Leave a review to let others know what you thought of the instrument!

  • Cute collection of sounds

    It has many types of sound, from mag putting noise to the pitcher placing noise. Very cute and comical, nice to add to the collection!

    Asuka Amane20 October 2021
  • Perfect Sound for Halloween

    This library is the perfect sound for all your creepy scary melodies. It can serve you well in a mystery, suspenseful, thriller type song. Or even in a pop or r&b context. Add some reverb and delay for fun!

    dafingaz13 October 2021
  • An industrial sound...

    This library has some interesting metallic and machine-like textures which are interesting to use. A few of the samples in the coffee mug preset have issue with attack speed, so chords that are supposed to be together end up playing a flap or short glissando, but that's minor in terms of fixes. Overall pretty good, but may not be for everybody.
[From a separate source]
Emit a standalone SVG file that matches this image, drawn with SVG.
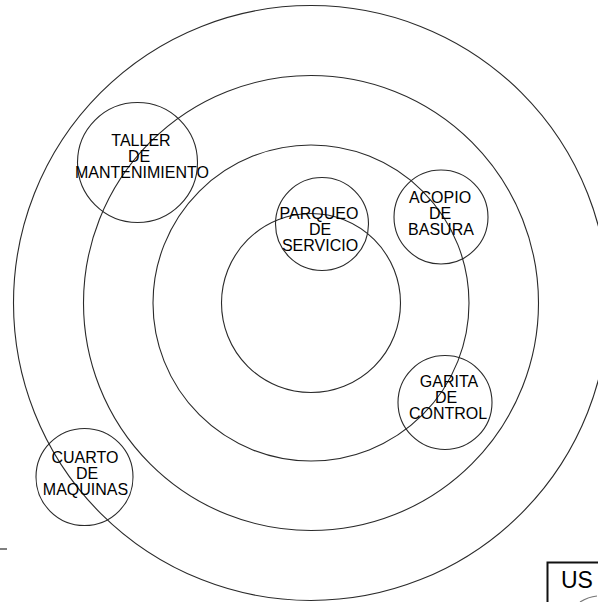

    Christopher28 October 2021
  • Attuned to your coffee

    This sample library presents a coffee mug and a metal milk pitcher. Both are presented as a pad and struck. The struck patch even includes an arpeggiator, which is a lot of fun. As is the case with mean metallic items, the milk pitcher has a lot of inharmonic overtones which tend to pile up if you play more than a couple of notes at a time, so it's somewhat less usable. The ceramic mug makes a purer tone and doesn't seem to suffer from that problem as much. They are both fun sounds and well recorded and edited. Give them a try; you may discover that you love them!

    Sam EcoffSamplist 04 November 2021
  • How it all started

    I think this is the first instruments in the Kitchen series. Here you will find Milk Pitchers, and Coffee Mugs, in both single hits and pad patches. The single patches might seem a little rough in the beginning, with a little bit of white noise included, but they get better if you bring in the cutoff filter a little bit. Keep in mind that the included Arpeggiator works well! The pad patches let you mix two different samples together, and they sound pretty good if you use them like a drone.